Day 5, Unit One, Sociology: 9/8 & 9/9

Day 5, Unit One, Sociology: 9/8 & 9/9

I.  HW reminders: Journal #2 and go over; due date 9/11. Chapter 5: The Vocabulary of Science, due 9/10 & 9/13; be ready for reading quiz. (5 min.)

II.  Hook activity: (35 min.)

a.  Have several envelopes with various statements in them. Have students sit at tables of four and pull one statement at a time to discuss. Have the statements color-coded so you can tell them which ones to pull out and when. Give them about 1-2 minutes to discuss each statement.

i.  The majority of adults who sexually abuse children are heterosexual.

ii. Even when they do the exact same jobs and have the exact same educational background, men tend to earn more money than women, and whites tend to earn more than African Americans.

iii.  Whether students get into college has more to do with their parents’ socioeconomic standing than with their own intelligence or high school grades.

iv.  Friendships between people of different races are as stable as friendships between people of the same race.

b.  Then debrief with these questions: What did you discuss? What surprised you? Did you disagree or not believe any of the statements you read? Explain why.

c.  Transition… into “inconvenient facts” and empirical questions.

i.  Sometimes as students of sociology we become uncomfortable when we encounter the results of research. Max Weber termed these “inconvenient facts:” pieces of evidence that contradict what you have always believed and/or want to believe about the world. It is the duty of sociologists to deal with “inconvenient facts.” It might be unsettling to hear such things but hiding them does not make the world a better place.

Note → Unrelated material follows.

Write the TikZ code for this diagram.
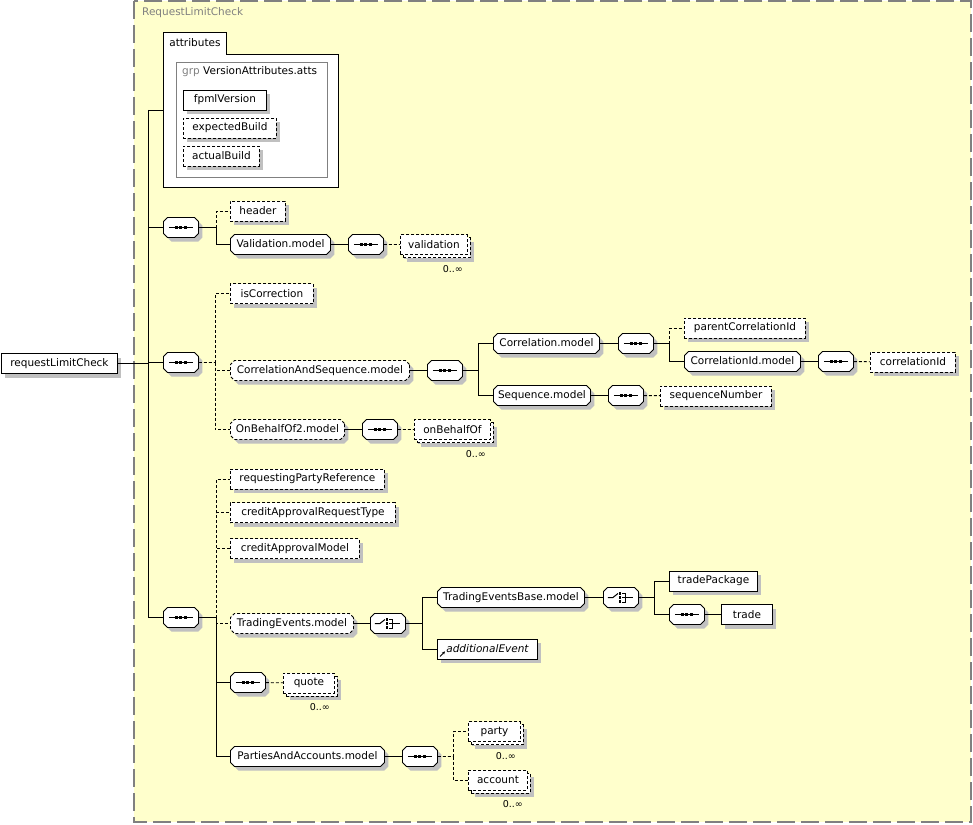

ii. Sociologists are concerned with the empirical world. Empirical: observable through the use of one’s physical senses.

1.  Example: Sociological questions

a.  Do people in a particular society believe in god?

b.  What impact does belief in god(s) have on one’s behavior?

c.  What are the manifest and latent functions of religion in society?

2.  Example: Non-sociological questions

a.  Is there a god?

b.  Is god more fond of Buddhists, Jews or Catholics?

c.  Is religion x more correct in its beliefs than religion y?

III.  Ethnocentrism (40 min.)

a.  Hook: Give each student an anonymous, blank index card. #1-5 depending on number of examples. Write the first thing you think of, reaction-wise, when you see and/or hear the example. Go with your gut: what you write can be a word, phrase, or question. Do not censor yourself: that is why it is anonymous. Then, pass cards to front, shuffle, pass back and discuss what people wrote.

i.  southern accent or some other notable accent

ii. people in Papua New Guinea

iii.  picture of a Texan with a Texas flag

iv.  NY or NY accent

v. Japanese maiko woman

b.  Define ethnocentrism:

i.  Ethnocentrism: the process of judging other peoples and their customs and norms as inferior to one’s own people, customs, and norms.

ii. Read excerpt on p. 52 on language.

iii.  Table 4.1

iv.  Top of page 54

c.  Practice.

i.  Why is asking a kilted Scotsman why he is dressed like a woman ethnocentric?

ii. Why might the Olympics be an example of ethnocentrism? (Olympics, Sociology & You, page 100)

iii.  Table, page 278, Sociology & You

d.  Define culture shock: feelings of disorientation as a result of encounters with different cultures that challenge one’s taken-for-granted assumptions about the way things ought to be. “The whole set of feelings about being in an alien setting and the resulting reactions. It is a creepy, chilly, feeling of alienation, of being without some of the most ordinary, trivial, and therefore basic, cues of one’s culture of origin” (Conrad P. KOttak, 1992).

e.  Share personal stories of culture shock.

f.  Sociologists work to overcome their tendency toward culture shock by practicing cultural relativism, the belief that other people and their ways of doing things can be understood only in terms of the cultural context of those people, nothing to do with “better” or “worse,” rather, being objective enough to understand people’s behavior in terms of their culture and social situation.